The population of the world at large is increasingly becoming represented by older adults more than any other group. Alzheimer’s disease is a common affliction that may need more attention than it is getting because of this increase in the number of older adults. There are some positive indications that current research may be on track in finding detection methods for earlier diagnoses of the disease. Older adults fighting Alzheimer’s disease are willing adversaries armed with new research.
Two areas of focus are eye exams to detect changes in the retina and tracking a person’s sense of smell. Some biological changes in the lens of the eye and retina, and a sense of smell or lack thereof, may indicate minor memory changes that signal whether or not people develop Alzheimer’s. These finding were recently presented at the Alzheimer’s Association International Conference in Copenhagen, Denmark.
Most diagnoses of Alzheimer’s occurs through memory tests and questionnaires. Current research is delving into other possibilities of early detection, and using biological indicators may improve the discovery of early symptoms of the disease. Alzheimer’s pathology in the brain often commences decades in advance of memory indicators.

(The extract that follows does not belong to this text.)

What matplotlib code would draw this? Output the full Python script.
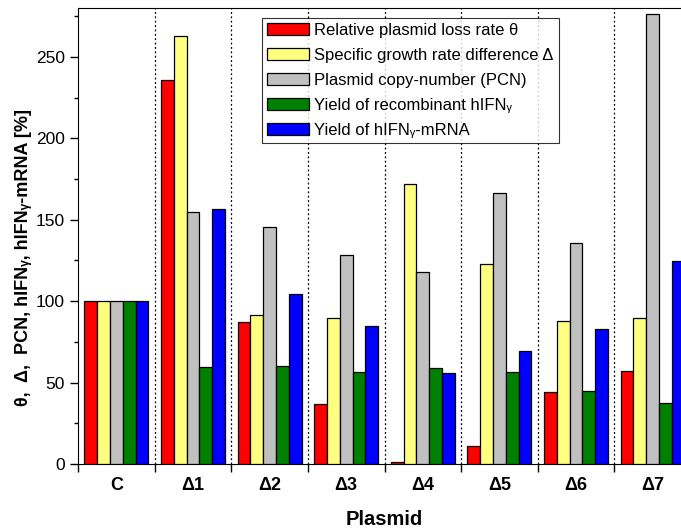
import numpy as np
import matplotlib
matplotlib.use("Agg")
import matplotlib.pyplot as plt
from matplotlib.ticker import MultipleLocator, FixedLocator

plt.rcParams["font.family"] = ["Liberation Sans", "DejaVu Sans"]

# данные
plasmids = ["C", "Δ1", "Δ2", "Δ3", "Δ4", "Δ5", "Δ6", "Δ7"]
loss_rate = [100, 236, 87, 36.6, 1.2, 11.3, 44.2, 57.3]
growth_diff = [100, 263, 91.3, 89.9, 171.8, 122.8, 88, 89.5]
pcn = [100, 155, 145.8, 128.3, 117.9, 166.5, 136, 276.5]
yield_ifn = [100, 59.8, 60.2, 56.7, 59, 56.7, 45, 37.5]
yield_mrna = [100, 156.8, 104.4, 85, 55.7, 69.4, 82.9, 124.9]

series = [
    (loss_rate, "#FF0000", "Relative plasmid loss rate θ"),
    (growth_diff, "#FFFF80", "Specific growth rate difference Δ"),
    (pcn, "#C0C0C0", "Plasmid copy-number (PCN)"),
    (yield_ifn, "#008000", "Yield of recombinant hIFNᵧ"),
    (yield_mrna, "#0000FF", "Yield of hIFNᵧ-mRNA"),
]

fig = plt.figure(figsize=(6.81, 5.31), dpi=100)
ax = fig.add_axes([78 / 681, 67 / 531, (691 - 78) / 681, 456 / 531])

x = np.arange(len(plasmids))
w = 0.167
for i, (vals, col, lab) in enumerate(series):
    ax.bar(x + (i - 2) * w, vals, w, color=col, edgecolor="black", linewidth=0.9, label=lab, zorder=3)

for b in np.arange(0.5, len(plasmids) - 0.5):
    ax.axvline(b, color="black", ls=(0, (1.5, 2)), lw=0.9, zorder=1)

ax.set_xlim(-0.5, len(plasmids) - 0.5)
ax.set_ylim(0, 280)
ax.yaxis.set_minor_locator(MultipleLocator(25))
ax.set_yticks([0, 50, 100, 150, 200, 250])
ax.xaxis.set_major_locator(FixedLocator(np.arange(-0.5, len(plasmids))))
ax.xaxis.set_major_formatter(plt.NullFormatter())
ax.set_xticks(x, minor=True)
ax.set_xticklabels(plasmids, minor=True, fontsize=13, fontweight="bold")
ax.tick_params(axis="x", which="major", direction="out", length=6, width=1)
ax.tick_params(axis="x", which="minor", length=0, pad=9)
ax.tick_params(axis="y", which="major", direction="out", length=6, width=1, labelsize=12.5)
ax.tick_params(axis="y", which="minor", direction="out", length=3, width=1)
ax.spines["right"].set_visible(False)

ax.set_xlabel("Plasmid", fontsize=14.5, fontweight="bold", labelpad=12)
ax.set_ylabel("θ,  Δ,  PCN, hIFNᵧ, hIFNᵧ-mRNA [%]", fontsize=13, fontweight="bold")
ax.yaxis.set_label_coords(-0.075, 0.452)

leg = ax.legend(loc="upper left", bbox_to_anchor=((262 - 78) / 613, (464 - 18) / 456),
                fontsize=12, frameon=True, fancybox=False, edgecolor="black",
                handlelength=2.5, handleheight=0.75, borderpad=0.3, labelspacing=0.6,
                handletextpad=0.35, borderaxespad=0)
leg.get_frame().set_linewidth(0.8)

fig.savefig("out.png", dpi=100)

Early detection may be important for research objectives by finding candidates who are willing to participate in trials to monitor changes in the brain, and to follow the progression of Alzheimer’s. There are no treatments to halt Alzheimer’s, though many treatments are in various stages of development. When a treatment is available, there is hope people at greater risk may be given such a treatment before memory problems arise.
The protein amyloid clumps in the brain, and is also an indicator of Alzheimer’s. Brain imaging is being used to identify this pathology, but it is currently too expensive to use in a doctor’s office. However, it is also known that amyloid protein also deposits plaques in the eye. Non-invasive technology of eye-imaging correlates with amyloid deposits found on the brain with imaging scans, adding to the arsenal of possble new tools on the horizon in the fight against this disease.
Unfortunately, the correlation between brain imaging of amyloid deposits and amyloid plaque deposits in the eye is unclear and may prove to be a dead end. More research is needed for accurate predictions in this area. A full study of this associated link will be completed this year by Dr. Shaum Frost, a researcher from Commonwealth Scientific and Industrial Research Organization (CSIRO), Australia’s national science agency. Frost’s study is concerned with amyloid detection in the lens of the eye. A partner in this research is NeuroVision Imaging LLC, a Sacramento, California-based company that has been studying the retina, which is at the base of the eye.
The sense of smell is another area of interest. Those persons who are unable to detect different smells are possible candidates for Alzheimer’s early detection screening. A scratch-and-sniff test known as the University of Pennsylvania Smell Identification Test (UPSIT) was administered to 1,000 individuals who were not diagnosed with Alzheimer’s disease between 2004 to 2006. It was discovered that individuals in the study who displayed lower scores than normal had a more substantial risk of developing the disease.
One of the most positive aspects of recent studies illustrates that older adults who engage in playing games may increase their brain volume. Middle-aged persons who actively play games like chess, checkers, crossword puzzles or cards are more inclined to have larger brains than those individuals who do not play games. A recent study conducted by Dr. Laurel Coleman at the Maine Center for Geriatric Assessment established brain volume among game players to be higher in areas typically damaged by Alzheimer’s disease, demonstrating a potential for possibly delaying or avoiding the disease altogether.
In order to keep older adults brains pumped up, Coleman recommends a mix of activities, including learning to play a musical instrument, learning a different language and playing different kinds of stimulating games. Another activity mentioned at the Alzheimer’s Association International Conference included incorporating exercise as part of a daily routine for older adults.
Older adults are those who are 60 years of age and older. Partaking in physical exercise assists in lowering other risk factors for Alzheimer’s, including diabetes, depression, smoking, mid-life hypertension and mid-life obesity. By reducing these risk factors by a minimum of 10 percent, close to nine million Alzheimer’s cases could be averted by 2050. Although there is a large and willing population of adversaries, fighting Alzheimer’s disease is still an uphill battle.